Monday, November 30, 2009

Mzungu moments

Let me start by saying that our life here is pretty sweet: nice school, busy social life, great friendships, unbelievable weather, crazy wildlife, a housekeeper who comes in to clean the kitchen four separate times while you are cooking Thanksgiving dinner for 8 families and who sneaks in and cleans up while you are outside teaching the brits about Thanksgiving Day american football.....etc. We can get on a plane and in 3 hours be on the beach in Zanzibar. I can go outside and pick oranges, mangoes and passionfruit from my garden. (The lemon tree did not survive the dry season, unfortunately.) There are many many things to be really excited and happy about.


But.


In the words of Pee Wee Herman, “Everyone has a big but....”


Every once and a while we have these moments where things are so frustrating you want to scream. The horrible thing is that there is no point in screaming, no point in pulling your hair, no point getting all stroppy -- unless it keeps you from doing worse, of course. The complete irony is that you just look like a crazy mzungu when you start expecting people to behave rationally, all compounded by the problem that you can’t go home and eat an entire box of cookies -- because you didn’t buy any cookies!! Thankfully you noticed that not only are all the boxes of cookies (imported from brasil) $12 apiece, they are ALL SMASHED to bits, so you came home from the supermarket with an empty wallet, milk, and eggs -- the bread was all burned and it was from yesterday anyway....I digress.


Today it was an issue with the printer for a design that we are trying to crank out to send a good-will gift along with a government official who is traveling to South America tomorrow - am I being vague enough?


The example I will give is something else altogether but it goes to the core of the issue, which honestly, even as I write, I am still trying to reconcile. The problem as I interpret it is that I am operating on the assumption that ‘the customer is always right.’ Some have said that ‘customer service does not exist in zambia’ but I think that is not quite it.... there IS customer service, BUT - and it is a big but - it is that people and businesses operate on the assumption that the customer is NOT always right.


In fact, the customer could even be WRONG. Most importantly, the customer is VERY FREQUENTLY wrong.

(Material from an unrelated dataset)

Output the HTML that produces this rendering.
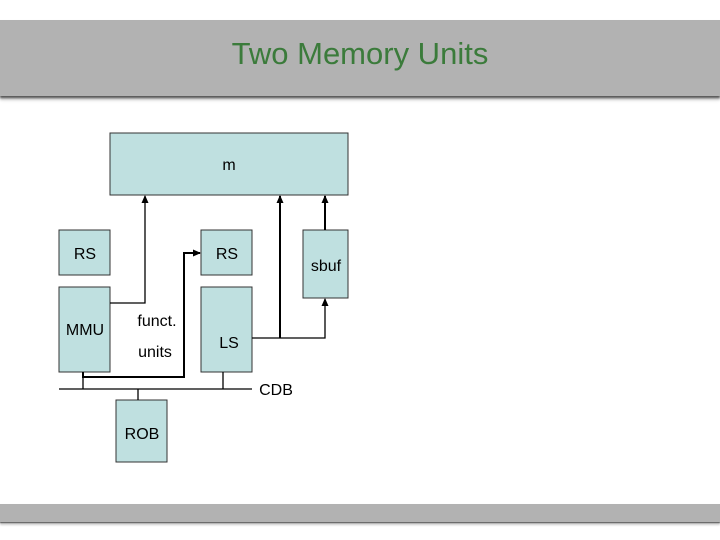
<!DOCTYPE html>
<html><head><style>
body{margin:0;width:720px;height:540px;background:#fff;overflow:hidden;position:relative;font-family:"Liberation Sans",sans-serif}
.hdr{position:absolute;left:0;top:20px;width:720px;height:76px;background:#b2b2b2;box-shadow:0 2px 2px #555,0 4px 3px #ccc}
.hdr div{position:absolute;width:720px;text-align:center;top:16px;font-size:31px;color:#3b7b3b}
.ftr{position:absolute;left:0;top:504px;width:720px;height:18px;background:#b2b2b2;box-shadow:0 1px 1px #555,0 3px 2px #ccc}
</style></head><body>
<div class="hdr"><div>Two Memory Units</div></div>
<div class="ftr"></div>
<svg width="720" height="540" style="position:absolute;left:0;top:0" font-family="Liberation Sans, sans-serif" font-size="16">
<defs><marker id="a" markerUnits="userSpaceOnUse" markerWidth="8" markerHeight="8" refX="7" refY="4" orient="auto"><path d="M0,0.5L8,4L0,7.5z" fill="#000"/></marker></defs>
<g fill="#bfe0e0" stroke="#333" stroke-width="1">
<rect x="110" y="133" width="238" height="62"/>
<rect x="59" y="230" width="51" height="45"/>
<rect x="59" y="287" width="51" height="85"/>
<rect x="201" y="230" width="51" height="45"/>
<rect x="201" y="287" width="51" height="85"/>
<rect x="303" y="230" width="45" height="68"/>
<rect x="116" y="400" width="51" height="62"/>
</g>
<g fill="none" stroke="#000" stroke-width="1.3">
<polyline points="110,303 145,303 145,196" marker-end="url(#a)"/>
<polyline points="252,338 325,338 325,299" marker-end="url(#a)"/>
<polyline points="280,338 280,196" stroke-width="2" marker-end="url(#a)"/>
<polyline points="325,230 325,196" stroke-width="2" marker-end="url(#a)"/>
<polyline points="83,372 83,377 184,377 184,253 200,253" stroke-width="2" marker-end="url(#a)"/>
<line x1="59" y1="389" x2="252" y2="389"/>
<line x1="83" y1="377" x2="83" y2="389"/>
<line x1="223" y1="372" x2="223" y2="389"/>
<line x1="138" y1="389" x2="138" y2="400"/>
</g>
<g fill="#000" text-anchor="middle">
<text x="229" y="170">m</text>
<text x="85" y="259">RS</text>
<text x="85" y="335">MMU</text>
<text x="227" y="259">RS</text>
<text x="326" y="271">sbuf</text>
<text x="229" y="348">LS</text>
<text x="142" y="439">ROB</text>
<text x="157" y="326">funct.</text>
<text x="155" y="357">units</text>
<text x="276" y="395">CDB</text>
</g>
</svg>
</body></html>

As a result, part of providing customer service is taking the instructions that the customer gave you (in this case DETAILED written and verbal instructions) and deliberately NOT following those instructions.


what I wanted


This example concerns a set of stools I had made by a very able and talented carpenter, Crispin, who works with the local hardwood, mukwa. I took Crispin a photograph of design I wanted him to copy, a 3-D sketch (to scale, on graph paper) with the exact measurements (in cm and in inches). I explained the design, the finish, etc. and we settled on a fair price. When I went to pick up the stools and the kitchen island (I’ve shown this off before, it’s really nice), it was as if he was working from someone else’s drawings. He made some modifications at the workshop "....because surely, Madame, you did not mean for it to be like THAT." Oh, Really? Silly me. I took my island and stools home, but the modifications were not working, the kids were frightened of sitting on the stools and what I really wanted....well, was what I had originally wanted!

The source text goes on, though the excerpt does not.